RTP Circuit Breaker: Interactions with Explicit Congestion Notification

How should the RTP circuit breaker react to persistent excessive congestion signalled via ECN? Indeed, should the circuit breaker react to such a congestion signal?

During the IESG review of the RTP circuit breaker draft, Mirja Kühlewind asked whether its response to ECN-CE markings was correct. This turns out to be a surprisingly difficult question to answer, and what is appropriate guidance for an implementation now might not be appropriate in the future.

The guidelines in RFC 3168 are that “upon the receipt by an ECN-Capable transport of a single CE packet, the congestion control algorithms followed at the end-systems MUST be essentially the same as the congestion control response to a single dropped packet” (RFC 6679 has similar language). Since the congestion circuit breaker responds to the same congestion signals as a congestion control algorithm, this suggests that it should consider ECN-CE marked packets as lost packets when calculating the TCP throughput estimate to determine if the congestion circuit breaker triggers. Accordingly, the -15 version of the RTP circuit breaker draft states that “ECN-CE marked packets SHOULD be treated as if they were lost when calculating if the congestion-based RTP circuit breaker (Section 4.3) has been met, unless the RTP implementation can determine that the ECN-CE marking on this path is not reliable”.

More recent work, however, has suggested that the response to an ECN-CE mark ought to be less severe than the response to packet loss. For example, Naeem Khademi's work on TCP alternate back-off for ECN makes the argument that TCP congestion control ought to back-off less in response to an ECN-CE mark than to packet loss, because networks that generate ECN-CE marks tend to use AQM schemes with much smaller buffers. For RTP congestion control, the current versions of both NADA and SCReAM suggest responding differently to ECN-CE marked packets than to lost packets, for quality of experience reasons, but make different proposals for how the response ought to change. These imply that a different circuit breaker threshold should be used for congestion signalled by ECN-CE marks than for congestion signalled by packet loss, but unfortunately offer no clear guidance on how the threshold ought to be changed.

Looking further forward, there are suggestions that forthcoming AQM proposals might mark packets with ECN-CE in a significantly more aggressive manner that at present, as part of a move towards using more scaleable congestion control algorithms, like DCTCP, in a dual-queue scenario to lower latencies. Any such deployment would likely be incompatible with deployed TCP implementations, so is not a short-term issue, but would require significant changes to the congestion circuit breaker response (specifically, it requires a congestion control algorithm where the throughput is proportional to 1/p, where p is the ECN-CE marking probability, rather than to 1/sqrt(p) where p is the loss event rate, and equivalent changes to the circuit breaker).

Given this, what should be the response of the RTP circuit breaker to ECN-CE marks? Firstly, it's important to note that it is safe for the circuit breaker to ignore ECN-CE marks entirely, since excessive persistent congestion will eventually lead to packet loss that will trigger the circuit breaker. Doing this will protect the network from congestion collapse, but might result in sub-optimal user experience for competing flows that share the bottleneck queue, since that queue will be driven to overflow, inducing high latency.

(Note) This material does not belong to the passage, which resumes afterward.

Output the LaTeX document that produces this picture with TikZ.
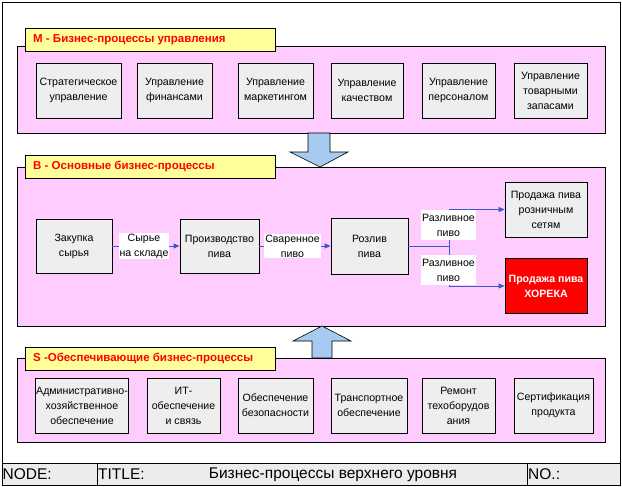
\documentclass[tikz,border=0pt]{standalone}
\usepackage{fontspec}
\setmainfont{Liberation Sans}
\usetikzlibrary{arrows.meta}
\definecolor{pinkbg}{RGB}{255,204,255}
\definecolor{yellowbg}{RGB}{255,255,153}
\definecolor{boxgray}{RGB}{238,238,238}
\definecolor{arrowblue}{RGB}{166,202,240}
\definecolor{linkblue}{RGB}{60,90,200}
\definecolor{stripgray}{RGB}{236,236,236}
\tikzset{
  panel/.style={draw=black, line width=0.8pt, fill=pinkbg},
  tag/.style={draw=black, line width=0.8pt, fill=yellowbg},
  tagtext/.style={anchor=west, inner sep=0pt, text=red, font=\fontsize{11.5}{13}\selectfont\bfseries},
  procbox/.style={draw=black, line width=0.8pt, fill=boxgray, align=center, inner sep=1pt,
    font=\fontsize{10.6}{15}\selectfont, minimum height=55},
  redbox/.style={draw=black, line width=0.8pt, fill=red, text=white, align=center, inner sep=1pt,
    font=\fontsize{10.6}{15}\selectfont\bfseries, minimum height=55, minimum width=82},
  lbl/.style={fill=white, align=center, inner sep=1pt, font=\fontsize{10.6}{15}\selectfont},
  link/.style={draw=linkblue, line width=0.7pt},
  linkarrow/.style={link, -{Triangle[length=6pt,width=5pt]}},
  bigarrow/.style={draw=black, line width=0.6pt, fill=arrowblue},
  striptext/.style={font=\fontsize{15.5}{17}\selectfont, inner sep=0pt}
}
\begin{document}
\begin{tikzpicture}[x=1pt,y=-1pt]
\useasboundingbox (0,0) rectangle (622,487);
% outer frame and title strip
\draw[line width=0.8pt, fill=white] (2,2) rectangle (620,485);
\draw[line width=0.8pt, fill=stripgray] (2,463) rectangle (620,485);
\draw[line width=0.8pt] (97,463) -- (97,485) (527,463) -- (527,485);
\node[striptext, anchor=west] (node) at (2.5,474.5) {NODE:};
\node[striptext, anchor=west] (titlel) at (98,474.5) {TITLE:};
\node[striptext] (title) at (333,474.5) {Бизнес-процессы верхнего уровня};
\node[striptext, anchor=west] (no) at (528,474.5) {NO.:};

% ===== M section =====
\draw[panel] (17,46) rectangle (605,133);
\draw[tag] (25,28) rectangle (275,51);
\node[tagtext] (mtitle) at (33,39.5) {M - Бизнес-процессы управления};
\node[procbox, minimum width=85] (m1) at (78.5,90.5) {Стратегическое\\управление};
\node[procbox, minimum width=75] (m2) at (174.5,90.5) {Управление\\финансами};
\node[procbox, minimum width=75] (m3) at (275.5,90.5) {Управление\\маркетингом};
\node[procbox, minimum width=72] (m4) at (367,90.5) {Управление\\качеством};
\node[procbox, minimum width=73] (m5) at (458.5,90.5) {Управление\\персоналом};
\node[procbox, minimum width=73] (m6) at (550.5,90.5) {Управление\\товарными\\запасами};

% down arrow
\draw[bigarrow] (308,133) -- (330,133) -- (330,152) -- (348,152) -- (320,167) -- (290,152) -- (308,152) -- cycle;

% ===== B section =====
\draw[panel] (17,167) rectangle (605,326);
\draw[tag] (25,155) rectangle (275,178);
\node[tagtext] (btitle) at (33,166.5) {B - Основные бизнес-процессы};
\node[procbox, minimum width=76, minimum height=54] (b1) at (74,246) {Закупка\\сырья};
\node[procbox, minimum width=79, minimum height=54] (b2) at (219.5,246) {Производство\\пива};
\node[procbox, minimum width=77, minimum height=56] (b3) at (369.5,246) {Розлив\\пива};
\node[procbox, minimum width=82] (b4) at (546,209.5) {Продажа пива\\розничным\\сетям};
\node[redbox] (b5) at (546,286) {Продажа пива\\ХОРЕКА};

\draw[linkarrow] (b1.east) -- (b2.west);
\node[lbl] (l1) at (144,246) {Сырье\\на складе};
\draw[linkarrow] (b2.east) -- (b3.west);
\node[lbl] (l2) at (292.5,246) {Сваренное\\пиво};
\coordinate (split) at (449,246);
\draw[link] (b3.east) -- (split);
\draw[linkarrow] (split) |- (b4.west);
\draw[linkarrow] (split) |- (b5.west);
\node[lbl, minimum width=54, minimum height=30] (l3) at (448.5,225) {Разливное\\пиво};
\node[lbl, minimum width=54, minimum height=30] (l4) at (448.5,270) {Разливное\\пиво};

% up arrow
\draw[bigarrow] (312,358) -- (332,358) -- (332,341) -- (351,341) -- (322,326) -- (293,341) -- (312,341) -- cycle;

% ===== S section =====
\draw[panel] (17,358) rectangle (605,442);
\draw[tag] (25,347) rectangle (275,370);
\node[tagtext] (stitle) at (33,358.5) {S -Обеспечивающие бизнес-процессы};
\node[procbox, minimum width=92] (s1) at (82,405.5) {Административно-\\хозяйственное\\обеспечение};
\node[procbox, minimum width=73] (s2) at (183.5,405.5) {ИТ-\\обеспечение\\и связь};
\node[procbox, minimum width=75] (s3) at (275.5,405.5) {Обеспечение\\безопасности};
\node[procbox, minimum width=76] (s4) at (369,405.5) {Транспортное\\обеспечение};
\node[procbox, minimum width=73] (s5) at (458.5,405.5) {Ремонт\\техоборудов\\ания};
\node[procbox, minimum width=79] (s6) at (553.5,405.5) {Сертификация\\продукта};
\end{tikzpicture}
\end{document}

If this is a concern, the only current guidance that can be given is for implementations to treat ECN-CE marked packets as equivalent to lost packets, whilst being aware that this might trigger the circuit breaker prematurely in future, depending on how AQM and ECN deployment evolves. Developers that implement a circuit breaker based on ECN-CE marks will need to track future developments in AQM standards and deployed ECN marking behaviour, and ensure their implementations are updated to match.

The -16 version of the RTP circuit breaker draft will be updated to reflect this guidance.